Physically-Consistent Modeling and Optimization of Non-local RIS-Assisted Multi-User MIMO Communication Systems
Dilki Wijekoon, Amine Mezghani, George C. Alexandropoulos, Ekram Hossain
TL;DR
The paper addresses physically‑consistent modeling and optimization of non‑local RIS‑assisted multi‑user MIMO communications, explicitly accounting for mutual coupling and radiation patterns via scattering parameters. It proposes an offline optimization framework that jointly tunes MC and radiation patterns and then online optimization of beamforming for reflective and transmissive RIS, using a two‑stage EM‑consistent approach with projected gradient descent (and VAMP in the transmissive inner stage).
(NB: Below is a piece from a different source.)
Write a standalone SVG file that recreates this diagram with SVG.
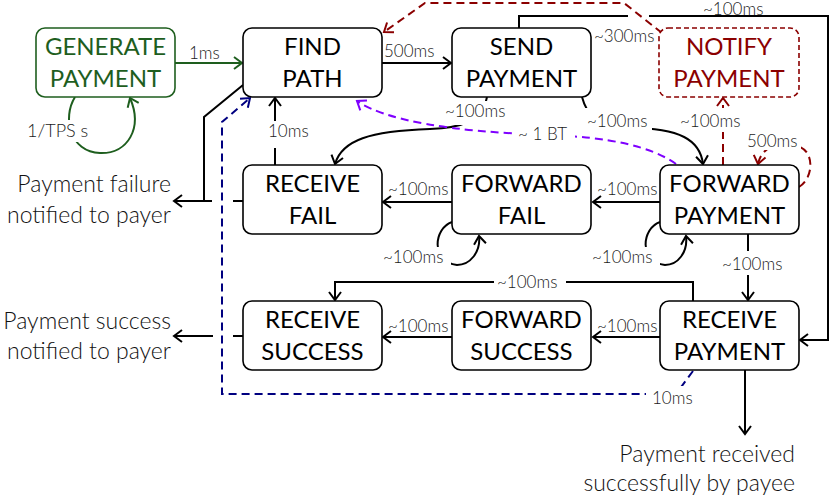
<svg xmlns="http://www.w3.org/2000/svg" width="830" height="499" viewBox="0 0 830 499">
<style>
  .node rect { fill: #fff; stroke: #000; stroke-width: 1.6; }
  .node text { font-family: Lato, "Liberation Sans", sans-serif; font-size: 24px; text-anchor: middle; fill: #000; }
  .gen rect { stroke: #1e5e1e; }
  .gen text { fill: #1e5e1e; }
  .notify rect { stroke: #8b0000; stroke-dasharray: 5 3; }
  .notify text { fill: #8b0000; }
  .c { fill: none; stroke: #000; stroke-width: 2; }
  .cg { stroke: #1e5e1e; }
  .cr { stroke: #8b0000; stroke-dasharray: 8 5; }
  .cb { stroke: #000080; stroke-dasharray: 8 5; }
  .cp { stroke: #7f00ff; stroke-dasharray: 8 5; }
  .lbl { font-family: Lato, "Liberation Sans", sans-serif; font-size: 17px; font-weight: 300; fill: #1a1a1a; }
  .ext { font-family: Lato, "Liberation Sans", sans-serif; font-size: 23px; font-weight: 300; fill: #111; text-anchor: end; }
  .bg { fill: #fff; }
</style>
<defs>
  <marker id="ak" markerUnits="userSpaceOnUse" markerWidth="14" markerHeight="16" viewBox="-10 -8 12 16" refX="0" refY="0" orient="auto">
    <path d="M-8,-6 L0,0 L-8,6" fill="none" stroke="#000" stroke-width="2"/>
  </marker>
  <marker id="ag" markerUnits="userSpaceOnUse" markerWidth="14" markerHeight="16" viewBox="-10 -8 12 16" refX="0" refY="0" orient="auto">
    <path d="M-8,-6 L0,0 L-8,6" fill="none" stroke="#1e5e1e" stroke-width="2"/>
  </marker>
  <marker id="ar" markerUnits="userSpaceOnUse" markerWidth="14" markerHeight="16" viewBox="-10 -8 12 16" refX="0" refY="0" orient="auto">
    <path d="M-8,-6 L0,0 L-8,6" fill="none" stroke="#8b0000" stroke-width="2"/>
  </marker>
  <marker id="ab" markerUnits="userSpaceOnUse" markerWidth="14" markerHeight="16" viewBox="-10 -8 12 16" refX="0" refY="0" orient="auto">
    <path d="M-8,-6 L0,0 L-8,6" fill="none" stroke="#000080" stroke-width="2"/>
  </marker>
  <marker id="ap" markerUnits="userSpaceOnUse" markerWidth="14" markerHeight="16" viewBox="-10 -8 12 16" refX="0" refY="0" orient="auto">
    <path d="M-8,-6 L0,0 L-8,6" fill="none" stroke="#7f00ff" stroke-width="2"/>
  </marker>
</defs>
<rect width="830" height="499" fill="#fff"/>

<g id="connectors">
  <path class="c cg" d="M175,63 L242,63" marker-end="url(#ag)"/>
  <path class="c cg" d="M75,97 C62,118 70,152 100,153 C128,154 143,128 130,98" marker-end="url(#ag)"/>
  <path class="c" d="M382,63 L451,63" marker-end="url(#ak)"/>
  <path class="c cr" d="M662,33 L624,3 L425,3 L384,32" marker-end="url(#ar)"/>
  <path class="c" d="M519,28 L519,16 L628,16"/>
  <path class="c" d="M649,16 L828,16 L828,340 L800,340" marker-end="url(#ak)"/>
  <path class="c" d="M487,97 C482,122 460,128 430,129 C370,131 342,140 335,164" marker-end="url(#ak)"/>
  <path class="c" d="M582,97 C586,112 595,128 630,128 C680,128 700,140 703,164" marker-end="url(#ak)"/>
  <path class="c cp" d="M676,164 Q640,138 548,135 Q400,130 357,101" marker-end="url(#ap)"/>
  <path class="c cr" d="M723,165 L723,98" marker-end="url(#ar)"/>
  <path class="c cr" d="M799,187 C814,178 815,150 797,146 C780,142 762,145 758,164" marker-end="url(#ar)"/>
  <path class="c" d="M275,165 L275,98" marker-end="url(#ak)"/>
  <path class="c" d="M243,85 L204,117 L204,201 L174,201" marker-end="url(#ak)"/>
  <path class="c" d="M243,201 L233,201 M212,201 L204,201"/>
  <path class="c cb" d="M693,371 L676,394 L222,394 L222,122 L250,98" marker-end="url(#ab)"/>
  <path class="c" d="M660,202 L593,202" marker-end="url(#ak)"/>
  <path class="c" d="M452,202 L383,202" marker-end="url(#ak)"/>
  <path class="c" d="M452,222 C434,228 430,262 457,265 C470,265 481,252 479,236" marker-end="url(#ak)"/>
  <path class="c" d="M660,222 C642,228 638,262 665,265 C678,265 688,252 686,236" marker-end="url(#ak)"/>
  <path class="c" d="M748,234 L748,300" marker-end="url(#ak)"/>
  <path class="c" d="M693,301 L693,282 L335,282 L335,300" marker-end="url(#ak)"/>
  <path class="c" d="M660,337 L593,337" marker-end="url(#ak)"/>
  <path class="c" d="M452,337 L383,337" marker-end="url(#ak)"/>
  <path class="c" d="M243,336 L233,336"/>
  <path class="c" d="M213,336 L174,336" marker-end="url(#ak)"/>
  <path class="c" d="M745,370 L745,434" marker-end="url(#ak)"/>
</g>

<g id="labels">
  <text class="lbl" x="189" y="59">1ms</text>
  <text class="lbl" x="384" y="57">500ms</text>
  <text class="lbl" x="594" y="42">~300ms</text>
  <text class="lbl" x="703" y="15">~100ms</text>
  <rect class="bg" x="440" y="101" width="70" height="24"/>
  <text class="lbl" x="445" y="117">~100ms</text>
  <rect class="bg" x="584" y="108" width="68" height="22"/>
  <text class="lbl" x="587" y="127">~100ms</text>
  <rect class="bg" x="515" y="124" width="60" height="19"/>
  <text class="lbl" x="518" y="140">~ 1 BT</text>
  <rect class="bg" x="678" y="108" width="68" height="24"/>
  <text class="lbl" x="680" y="127">~100ms</text>
  <rect class="bg" x="745" y="131" width="56" height="19"/>
  <text class="lbl" x="747" y="147">500ms</text>
  <rect class="bg" x="266" y="121" width="47" height="27"/>
  <text class="lbl" x="268" y="137">10ms</text>
  <rect class="bg" x="25" y="120" width="70" height="22"/>
  <text class="lbl" x="27" y="137" style="font-size:18px">1/TPS s</text>
  <text class="lbl" x="597" y="195">~100ms</text>
  <text class="lbl" x="388" y="195">~100ms</text>
  <rect class="bg" x="381" y="247" width="70" height="20"/>
  <text class="lbl" x="383" y="263">~100ms</text>
  <rect class="bg" x="590" y="247" width="70" height="20"/>
  <text class="lbl" x="592" y="263">~100ms</text>
  <rect class="bg" x="720" y="251" width="70" height="24"/>
  <text class="lbl" x="722" y="270">~100ms</text>
  <rect class="bg" x="494" y="274" width="72" height="17"/>
  <text class="lbl" x="497" y="288">~100ms</text>
  <text class="lbl" x="597" y="332">~100ms</text>
  <text class="lbl" x="388" y="332">~100ms</text>
  <rect class="bg" x="646" y="386" width="52" height="24"/>
  <text class="lbl" x="652" y="404">10ms</text>
</g>

<g id="outcomes">
  <text class="ext" x="171" y="192">Payment failure</text>
  <text class="ext" x="171" y="223">notified to payer</text>
  <text class="ext" x="171" y="329">Payment success</text>
  <text class="ext" x="171" y="359">notified to payer</text>
  <text class="ext" x="795" y="462">Payment received</text>
  <text class="ext" x="795" y="491">successfully by payee</text>
</g>

<g id="generate-payment" class="node gen">
  <rect x="36" y="28" width="139" height="69" rx="9"/>
  <text x="105.5" y="55">GENERATE</text>
  <text x="105.5" y="87">PAYMENT</text>
</g>
<g id="find-path" class="node">
  <rect x="243" y="28" width="139" height="69" rx="9"/>
  <text x="312.5" y="55">FIND</text>
  <text x="312.5" y="87">PATH</text>
</g>
<g id="send-payment" class="node">
  <rect x="452" y="28" width="139" height="69" rx="9"/>
  <text x="521.5" y="55">SEND</text>
  <text x="521.5" y="87">PAYMENT</text>
</g>
<g id="notify-payment" class="node notify">
  <rect x="659" y="28" width="140" height="69" rx="9"/>
  <text x="729" y="55">NOTIFY</text>
  <text x="729" y="87">PAYMENT</text>
</g>
<g id="receive-fail" class="node">
  <rect x="243" y="165" width="139" height="69" rx="9"/>
  <text x="312.5" y="192">RECEIVE</text>
  <text x="312.5" y="224">FAIL</text>
</g>
<g id="forward-fail" class="node">
  <rect x="452" y="165" width="139" height="69" rx="9"/>
  <text x="521.5" y="192">FORWARD</text>
  <text x="521.5" y="224">FAIL</text>
</g>
<g id="forward-payment" class="node">
  <rect x="660" y="165" width="139" height="69" rx="9"/>
  <text x="729.5" y="192">FORWARD</text>
  <text x="729.5" y="224">PAYMENT</text>
</g>
<g id="receive-success" class="node">
  <rect x="243" y="301" width="139" height="69" rx="9"/>
  <text x="312.5" y="328">RECEIVE</text>
  <text x="312.5" y="360">SUCCESS</text>
</g>
<g id="forward-success" class="node">
  <rect x="452" y="301" width="139" height="69" rx="9"/>
  <text x="521.5" y="328">FORWARD</text>
  <text x="521.5" y="360">SUCCESS</text>
</g>
<g id="receive-payment" class="node">
  <rect x="660" y="301" width="139" height="69" rx="9"/>
  <text x="729.5" y="328">RECEIVE</text>
  <text x="729.5" y="360">PAYMENT</text>
</g>
</svg>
The authors develop closed‑form and gradient‑based updates, analyze computational complexity, and discuss practical limitations of a lossless, narrow‑band model. Numerical results with parametric and geometric channel models show meaningful sum‑rate improvements over baselines, validating the practicality of engineered MC and non‑diagonal RIS structures.
Abstract
Mutual Coupling (MC) emerges as an inherent feature in Reconfigurable Intelligent Surfaces (RISs), particularly, when they are fabricated with sub-wavelength inter-element spacing. Hence, any physically-consistent model of the RIS operation needs to accurately describe MC-induced effects. In addition, the design of the ElectroMagnetic (EM) transmit/receive radiation patterns constitutes another critical factor for efficient RIS operation. The latter two factors lead naturally to the emergence of non-local RIS structures, whose operation can be effectively described via non-diagonal phase shift matrices. In this paper, we focus on jointly optimizing MC and the radiation patterns in multi-user MIMO communication systems assisted by non-local RISs, which are modeled via the scattering parameters. We particularly present a novel problem formulation for the joint optimization of MC, radiation patterns, and the active and passive beamforming in a physically-consistent manner, considering either reflective or transmissive RIS setups. Differently from the current approaches that design the former two parameters on the fly, we present an offline optimization method which is solved for both considered RIS functionalities. Our extensive simulation results, using both parametric and geometric channel models, showcase the validity of the proposed optimization framework over benchmark schemes, indicating that improved performance is achievable without the need for optimizing MC and the radiation patterns of the RIS on the fly, which can be rather cumbersome.